We lost some friends this year.  Lance passed away in G-Burg suddenly.  An old family friend from Seaton I never even considered him dying.  My boss Randy died of a heart attack a couple months ago and still trying to figure that one out.  If there was an outside architect to my working career it was him.  He hired me for three jobs.  Four, if you include the time I quit.  And amongst all those years was lots of laughs and good ideas.  He instilled in all of us the value of working with people for little pay.  And to go before his first cup of coffee seems especially cruel for someone who did so much for so many.

So what shall be written on the days of 2019?  First off I am hoping for a Mueller Report that is not shoved under the rug by a toadie AG.  If there is collusion/obstruction of justice we need to know about it.  No person is above the law.  If there was none, then good.  We as a nation must hold on to the things that make us American regardless of outcome.  

I continue, like the dumb unknowing salmon of the northwest,  to struggle upstream in search of home.  Sometime this year I will be free from ties to Kitschland and will attempt, once again, to play the balancing act between two states.  Will I find something cheap up there that won't break my budget or will I remain the "guest who stayed too long"?  

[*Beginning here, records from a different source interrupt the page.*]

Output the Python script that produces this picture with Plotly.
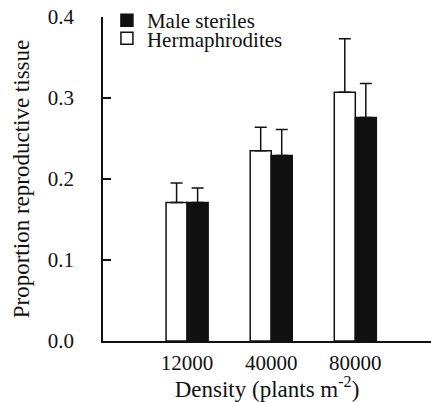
import plotly.graph_objects as go

categories = ["12000", "40000", "80000"]
herm_values = [0.171, 0.235, 0.307]
herm_err = [0.024, 0.029, 0.066]
male_values = [0.171, 0.229, 0.276]
male_err = [0.018, 0.032, 0.042]
y_ticks = [0.0, 0.1, 0.2, 0.3, 0.4]
y_tick_labels = ["0.0", "0.1", "0.2", "0.3", "0.4"]

xpos = [1, 2, 3]
font_family = "Liberation Serif, 'Times New Roman', serif"
FS = 21
TFS = 23

fig = go.Figure()
fig.add_trace(go.Bar(
    x=xpos, y=herm_values, name="Hermaphrodites", legend="legend2",
    marker=dict(color="white", line=dict(color="#111", width=1.5)),
    error_y=dict(type="data", array=herm_err, arrayminus=[0, 0, 0], symmetric=False,
                 color="#111", thickness=1.5, width=6),
))
fig.add_trace(go.Bar(
    x=xpos, y=male_values, name="Male steriles", legend="legend",
    marker=dict(color="#111", line=dict(color="#111", width=1.5)),
    error_y=dict(type="data", array=male_err, arrayminus=[0, 0, 0], symmetric=False,
                 color="#111", thickness=1.5, width=6),
))

leg_common = dict(xanchor="left", yanchor="middle", bgcolor="rgba(0,0,0,0)",
                  font=dict(size=FS, family=font_family, color="#111"),
                  itemwidth=30, borderwidth=0)

fig.update_layout(
    width=431, height=402,
    margin=dict(l=103, r=0, t=9, b=61),
    paper_bgcolor="white", plot_bgcolor="white",
    barmode="group", bargap=0.5, bargroupgap=0,
    font=dict(family=font_family, size=FS, color="#111"),
    showlegend=True,
    legend=dict(x=0.012, y=0.990, **leg_common),
    legend2=dict(x=0.012, y=0.933, **leg_common),
    xaxis=dict(range=[0, 3.9], tickvals=xpos, ticktext=categories,
               showline=True, linecolor="#111", linewidth=1.5,
               ticks="", showgrid=False, zeroline=False, automargin=False,
               ticklabelstandoff=2, tickfont=dict(size=FS),
               title=dict(text="Density (plants m<sup>-2</sup>)", standoff=5,
                          font=dict(size=TFS))),
    yaxis=dict(range=[0, 0.4], tickvals=y_ticks, ticktext=y_tick_labels,
               showline=True, linecolor="#111", linewidth=1.5,
               ticks="inside", ticklen=8, tickwidth=1.5, tickcolor="#111",
               showgrid=False, zeroline=False, automargin=False,
               ticklabelstandoff=23, tickfont=dict(size=FS),
               title=dict(text="Proportion reproductive tissue", standoff=12,
                          font=dict(size=TFS))),
)

fig.write_html("out.html", config={"displayModeBar": False},
               post_script="document.body.style.margin='0';")
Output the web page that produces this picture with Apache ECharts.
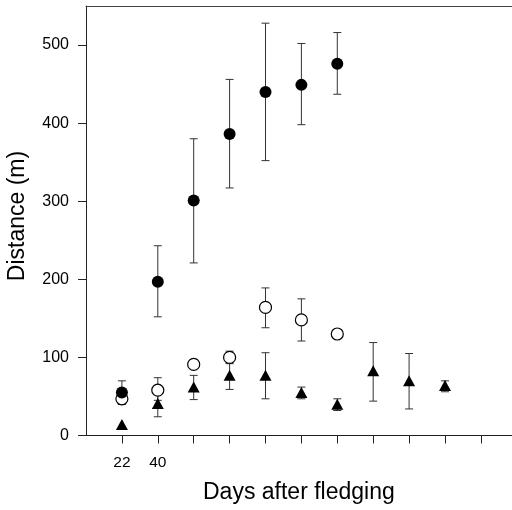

Besides that, I have many miles to ride on the top of a motorcycle.  The only place to do that is up North.  If there is such a thing as true freedom, or the sense of such a thing, it must be from the hard seat of a cycle, looking out at the countryside through plastic rather than glass.  The thrumming of the engine, the smells of the road, the anticipation of what is around the bend.  I also have many miles to drive the Frump and shows to exhibit her.  Again, only the North is the place to do that.  

My heart may belong to the North but its continual beating is due to the friends who reside in it. From the Corner Boys, the Wombie and the BB crowd in Aledo, to the Breakfast club in G-Burg, I am always amazed at the warmth when I return. Thanks.  And how do you thank a guy who has provided a million laughs, deeper understanding of many issues, and judgeless friendship.  Here's to my pal Neighbor Tim.  For an old introvert these guys and one in Tybee keep it all grounded and give me a support and shoulders to lean on when occasionally I drift and think I'm all alone.

I suspect the new year will be like the last:  continuing to swim upstream in a relentless quest for home.   Hating Kitschland when here and missing it when gone.  Six toes in Clearwater, four up North.  Loving the dismounting of the cycle and walking into a new bar after a long ride, whether real or imagined. Walking the tightrope and dreading the gusts.  

And like 2017 before this last one, the best words that describe our human condition and what we do as we flail in life, seeming to progress but often lagging back in helpless are the words, seemingly often quoted within these pages, from the last page of F. Scott Fitzgerald's The Great Gatsby.

"Gatsby believed in the green light, the orgastic future that year by year recedes before us.  It eluded us then, but that's no matter --- tomorrow we will run faster, stretch out our arms farther..... And one fine morning ---

So we beat on, boats against the current, borne back ceaselessly into the past."